Newbie Oscar-winning filmmaker Jordan Peele is sticking with the horror genre post-Get Out and has entered talks to produce a remake of Bernard Rose’s cult classic 1992 Clive Barker adaptation, Candyman. Peele is currently shooting his new social thriller Us, but is lending his talents as a producer to several developing genre projects, including CBS All Access’ Twilight Zone TV show reboot and HBO’s horror-mystery series Lovecraft Country(which Peele co-created with Underground‘s Misha Green).
Based on Barker’s short story “The Forbidden” (from his Books of Blood collection series), Rose’s Candyman starred Virginia Madsen as Helen Lyle, a Chicago grad student who gets in too deep while researching the urban legend of the Candyman: the son of a slave and an artist who was attacked by a lynch mob, after he fell in love with and had a child with a white woman in the late 19th century. After his attackers cut off his painting hand and smeared honey on him so he would be stung to death by bees, Candyman returned from the grave as a killer who’s covered in bees, armed with a hook-hand, and able to be summoned by those who say his name five times while looking in a mirror.
According to Bloody Disgusting, Peele is now in talks to produce a Candyman remake through his Monkeypaw Productions banner.

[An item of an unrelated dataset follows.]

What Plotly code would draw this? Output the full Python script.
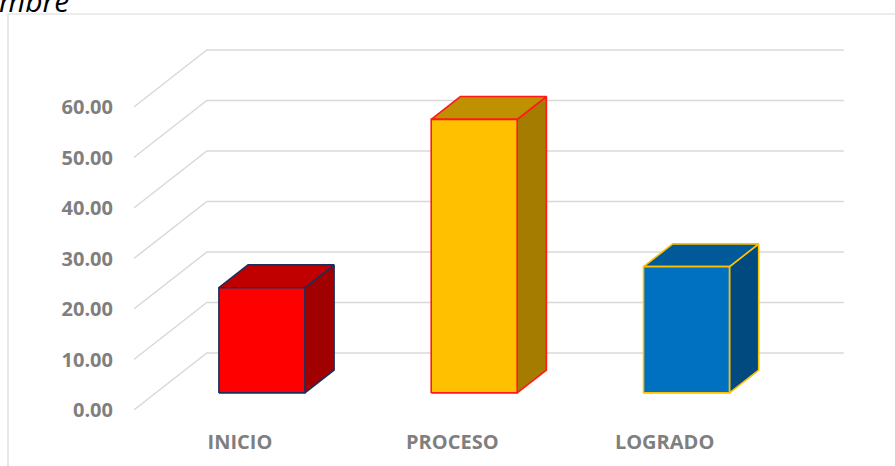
import plotly.graph_objects as go

# ---- data -------------------------------------------------------------
categories = ["INICIO", "PROCESO", "LOGRADO"]
percent = [20.83, 54.17, 25.00]
value_ticks = [0, 10, 20, 30, 40, 50, 60]

front_colors = ["#FF0000", "#FFC000", "#0070C0"]
top_colors = ["#C00000", "#BF9000", "#005A9A"]
side_colors = ["#A00000", "#A67C00", "#004A80"]
edge_colors = ["#1F2D5C", "#FF1A1A", "#FFC000"]

# ---- page geometry (pixels) ------------------------------------------
W, H = 895, 466
L, R, T, B = 134, 45, 40, 56
CAT_PX = 212.3          # distance between neighbouring categories
VAL_PX = 5.05           # pixels per percentage point
X0_PX = 240             # first category column on the front plane
DEPTH_DX_PX, DEPTH_DY_PX = 73, 57   # oblique shift of the full floor depth

plot_w = W - L - R
plot_h = H - T - B
x_range = [(L - X0_PX) / CAT_PX, (W - R - X0_PX) / CAT_PX]
y_range = [0, plot_h / VAL_PX]

DX = DEPTH_DX_PX / CAT_PX   # depth shift in category units
DY = DEPTH_DY_PX / VAL_PX   # depth shift in value units
BAR_W = 0.405
D_FRONT, D_BACK = 0.3, 0.7  # bar occupies the middle of the floor depth


def paper_x(px):
    return (px - L) / plot_w


def paper_y(py):
    return (H - B - py) / plot_h


fig = go.Figure()

# back wall + left wall gridlines
gx, gy = [], []
for v in value_ticks:
    gx += [-0.5, -0.5 + DX, 2.5 + DX, None]
    gy += [v, v + DY, v + DY, None]
fig.add_trace(go.Scatter(x=gx, y=gy, mode="lines",
                         line=dict(color="#D9D9D9", width=1.5),
                         hoverinfo="skip", showlegend=False))

# 3D bars: side, top and front faces
for i, v in enumerate(percent):
    xl = i - BAR_W / 2
    xr = i + BAR_W / 2
    fxl, fxr = xl + D_FRONT * DX, xr + D_FRONT * DX
    bxl, bxr = xl + D_BACK * DX, xr + D_BACK * DX
    fy0, fy1 = D_FRONT * DY, v + D_FRONT * DY
    by0, by1 = D_BACK * DY, v + D_BACK * DY
    edge = dict(color=edge_colors[i], width=1.6)
    faces = [
        ([fxr, bxr, bxr, fxr, fxr], [fy0, by0, by1, fy1, fy0], side_colors[i]),
        ([fxl, fxr, bxr, bxl, fxl], [fy1, fy1, by1, by1, fy1], top_colors[i]),
        ([fxl, fxr, fxr, fxl, fxl], [fy0, fy0, fy1, fy1, fy0], front_colors[i]),
    ]
    for fx, fy, col in faces:
        fig.add_trace(go.Scatter(x=fx, y=fy, mode="lines", fill="toself",
                                 fillcolor=col, line=edge,
                                 hoverinfo="skip", showlegend=False))

# chart frame
fig.add_shape(type="line", xref="paper", yref="paper",
              x0=paper_x(8), x1=paper_x(W + 5), y0=paper_y(14), y1=paper_y(14),
              line=dict(color="#D9D9D9", width=1.2), layer="below")
fig.add_shape(type="line", xref="paper", yref="paper",
              x0=paper_x(8), x1=paper_x(8), y0=paper_y(14), y1=paper_y(H + 5),
              line=dict(color="#D9D9D9", width=1.2), layer="below")

# title fragment at the top-left corner
fig.add_annotation(text="<i>mbre</i>", xref="paper", yref="paper",
                   x=paper_x(-3), y=paper_y(12), xanchor="left", yanchor="bottom",
                   showarrow=False, yshift=-11,
                   font=dict(family="Open Sans", size=30, color="#000000"))

tick_font = dict(family="Open Sans", size=20, color="#7F7F7F", weight="bold")

fig.update_layout(
    width=W, height=H,
    margin=dict(l=L, r=R, t=T, b=B, pad=0),
    paper_bgcolor="white", plot_bgcolor="white",
    xaxis=dict(range=x_range, tickvals=list(range(len(categories))),
               ticktext=categories, showgrid=False, zeroline=False,
               showline=False, ticks="", tickfont=tick_font,
               ticklabelstandoff=18, fixedrange=True),
    yaxis=dict(range=y_range, tickvals=value_ticks, tickformat=".2f",
               showgrid=False, zeroline=False, showline=False, ticks="",
               tickfont=tick_font, ticklabelstandoff=20, fixedrange=True),
)

fig.write_html("out.html")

While it’s possible the actor/writer/director is considering directing the remake himself, Peele seems more inclined to focus his time and effort on lower-budgeted original fare like Get Out and Us at the moment, while serving as a producer only on studio tentpoles and/or reboots of popular IPs like Twilight Zone.
As noted by BD, Rose has expressed a desire to make a proper sequel that builds on the (horrifying) conclusion to his original film in recent years, after the two followups released in the 1990s (Candyman: Farewell to the Flesh and Candyman: Day of the Dead) failed to pick up that plot thread. Were such a film to happen, it could follow in the footsteps of next month’s Halloween and serve as a direct sequel to the first Candyman movie that renders the events of its previous sequels non-canon.
For the time being, however, Peele’s remake is the only Candyman-related project that appears to be actively moving forward. The reboot no doubt faces an uphill battle when it comes to winning over longtime fans of Rose’s original – a movie that, among other things, made a horror icon out of Candyman actor Tony Todd, years before he appeared in series like Final Destination and Hatchet. Even so, Candyman‘s social overtones make it a good match for Peele’s newfound brand of racially sensitive and otherwise politically thoughtful horror.